The one single issue with which public in Bangladesh is seized with currently is transit. Opinion is divided whether Bangladesh should accord the facility to India since we have no idea about the likely economic benefits from this. So far, we have no study to show the exact return from this venture.

It is interesting to note that the word connectivity is being used as a euphemism for transit, whereas in actual sense it is providing a corridor, something that was agreed by both the countries in 1972 while drawing up a trade agreement which addressed the issue of surface connectivity. The word transit appears to be more inclusive since it holds the prospect for regional and even wider surface linkages.

The issue of surface connectivity between the two countries had been an agreed matter since 1972. The Indo-Bangladesh Trade Agreement on March 28, 1972, (Article V of the Agreement)
provided for "mutually beneficial arrangements for the use of their waterways, railways and roadways for commerce between the two countries and for passage of goods between two places in one country through the territory of the other." While the 1972 agreement was for one year, a new trade agreement, which was signed on October 4 1980, had similar proviso for surface connectivity. Allowing Bangladesh transit to Nepal is not a new concession either, because while making his statement at the 1972 signing ceremony the Indian foreign trade minister's had said, “We, on our part, would be only too happy to provide the necessary transit facilities to Nepal and our friends in Bangladesh." And the agreement has been renewed from time to time by all the Bangladesh governments since.

The payments for use of Bangladesh transit facility has not been officially released yet neither are we privy to the number of points of ingress and egress to the Indian North East. It is understood that the charges have been worked out and awaiting India's input. And one would hope that the calculation has not been kept only to the economics of the issue. There is good deal of opportunity cost, both in terms of what the country will have to bear physically as also in terms of the loss in trade with the Indian NE as a consequence.
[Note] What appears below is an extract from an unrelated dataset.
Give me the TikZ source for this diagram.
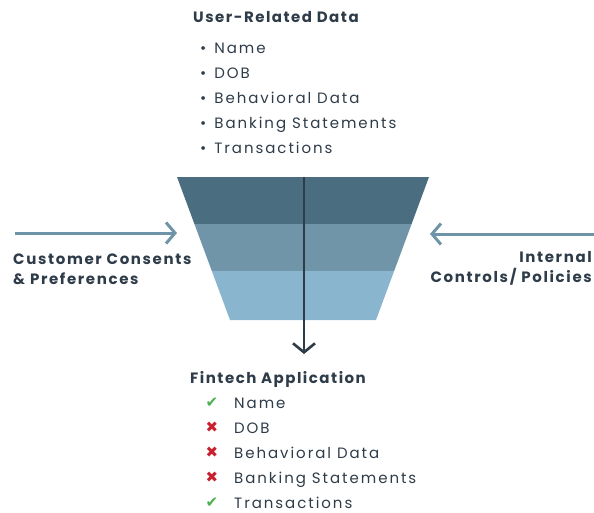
\documentclass[tikz,border=0pt]{standalone}
\usepackage{fontspec}
\setmainfont{Poppins}
\newfontfamily\symfont{DejaVu Sans}
\usetikzlibrary{arrows.meta,calc,positioning}

\definecolor{ink}{HTML}{2E3B48}
\definecolor{bandA}{HTML}{4A6E80}
\definecolor{bandB}{HTML}{7094A8}
\definecolor{bandC}{HTML}{8AB5CE}
\definecolor{sidearrow}{HTML}{6F94A8}
\definecolor{okgreen}{HTML}{4CAF50}
\definecolor{nored}{HTML}{C8202F}

\begin{document}
\begin{tikzpicture}[x=1pt,y=-1pt,
title/.style={anchor=base west, inner sep=0pt, text=ink, font=\fontsize{15}{17}\selectfont\bfseries\addfontfeatures{LetterSpace=10}},
item/.style={anchor=base west, inner sep=0pt, text=ink, font=\fontsize{15}{17}\selectfont\addfontfeatures{LetterSpace=13}},
sidetext/.style={inner sep=0pt, text=ink, font=\fontsize{15}{19.5}\selectfont\bfseries\addfontfeatures{LetterSpace=11}},
tick/.style={anchor=base, inner sep=0pt, font=\fontsize{15}{17}\selectfont\symfont},
flow/.style={line width=2.6pt, draw=ink, -{Straight Barb[length=9pt,width=22pt,line width=2.6pt]}},
feed/.style={line width=3pt, draw=sidearrow, -{Straight Barb[length=9pt,width=21pt,line width=3pt]}}]

\useasboundingbox (0,0) rectangle (594,512);

%% local variables
\def \rowgap {25}

%% funnel corners
\coordinate (F-tl) at (177,177);
\coordinate (F-tr) at (429,177);
\coordinate (F-bl) at (230,320);
\coordinate (F-br) at (376,320);
\coordinate (F-l1) at ($(F-tl)!0.329!(F-bl)$);
\coordinate (F-r1) at ($(F-tr)!0.329!(F-br)$);
\coordinate (F-l2) at ($(F-tl)!0.657!(F-bl)$);
\coordinate (F-r2) at ($(F-tr)!0.657!(F-br)$);

%% funnel bands
\fill[bandA] (F-tl) -- (F-tr) -- (F-r1) -- (F-l1) -- cycle;
\fill[bandB] (F-l1) -- (F-r1) -- (F-r2) -- (F-l2) -- cycle;
\fill[bandC] (F-l2) -- (F-r2) -- (F-br) -- (F-bl) -- cycle;

%% input data
\node[title] (in) at (193,22) {User-Related Data};
\foreach \s/\t in {0/Name, 1/DOB, 2/Behavioral Data, 3/Banking Statements, 4/Transactions}
      \node[item] (I-\s) at (200,{53 + \s * \rowgap}) {\textbullet\hspace{8pt}\t};

%% output data
\node[title] (out) at (190,383) {Fintech Application};
\foreach \s/\t in {0/Name, 1/DOB, 2/Behavioral Data, 3/Banking Statements, 4/Transactions}
      \node[item] (O-\s) at (234,{408 + \s * \rowgap}) {\t};
\foreach \s in {0,4}
      \node[tick, text=okgreen] (M-\s) at (212,{407 + \s * \rowgap}) {✔};
\foreach \s in {1,2,3}
      \node[tick, text=nored] (M-\s) at (212,{407 + \s * \rowgap}) {✖};

%% side inputs
\node[sidetext, anchor=base west, align=left] (consent) at (13,284) {Customer Consents\\\& Preferences};
\node[sidetext, anchor=base east, align=right] (policy) at (592,282) {Internal\\Controls/ Policies};
\coordinate (L-start) at (15,233);
\coordinate (L-end) at (177,233);
\coordinate (R-start) at (594,234);
\coordinate (R-end) at (430,234);
\coordinate (D-start) at (304,177);
\coordinate (D-end) at (304,354);

%% arrows
\draw[feed] (L-start) -- (L-end);
\draw[feed] (R-start) -- (R-end);
\draw[flow] (D-start) -- (D-end);

\end{tikzpicture}
\end{document}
Will we be remiss to ask India to share a part of the cost saved in reduced distance from its western part to its northeast? What is of actual concern though is whether the present condition of our infrastructure is good enough to take the expected transit loads? It may be a long time before transit can become fully operational.

The prickly issues related to the border need political goodwill on both sides to resolve. And there cannot be any more sensitive matter than the APL, which will involve ours parting with some and getting some amount of land from India and vice versa. The boundary demarcation has lingered on for much too long for the good of the two countries, and while there has been a degree of progress in the matter, like signing of border strip maps, one is not quite certain as to the progress made on the issues of adversely possessed land and the enclaves.

Tipai Dam is another issue, since mixed reports create apprehensions in the minds of the people in Bangladesh. Although verbal assurance has been given by none other than the Indian Prime Minister, one would be very interested in having a formal guarantee in this regard.

One should not lose sight of the fact that countries negotiate to uphold their national interest. By the same token, coexistence as good neighbours requires a good deal of give and take. Bangladesh has indeed given a lot, most of all in allaying India's security concerns it has taken brave steps. But what must prevail in the minds of our negotiators is the need to uphold our national interest in whatever agreements we enter with our neighbours.

And on a note of both optimism and caution, we welcome Mr. Manmohan Singh in our midst.

Brig Gen Shahedul Anam Khan ndc, psc (Retd) is Editor, Defence & Strategic Affairs, The Daily Star.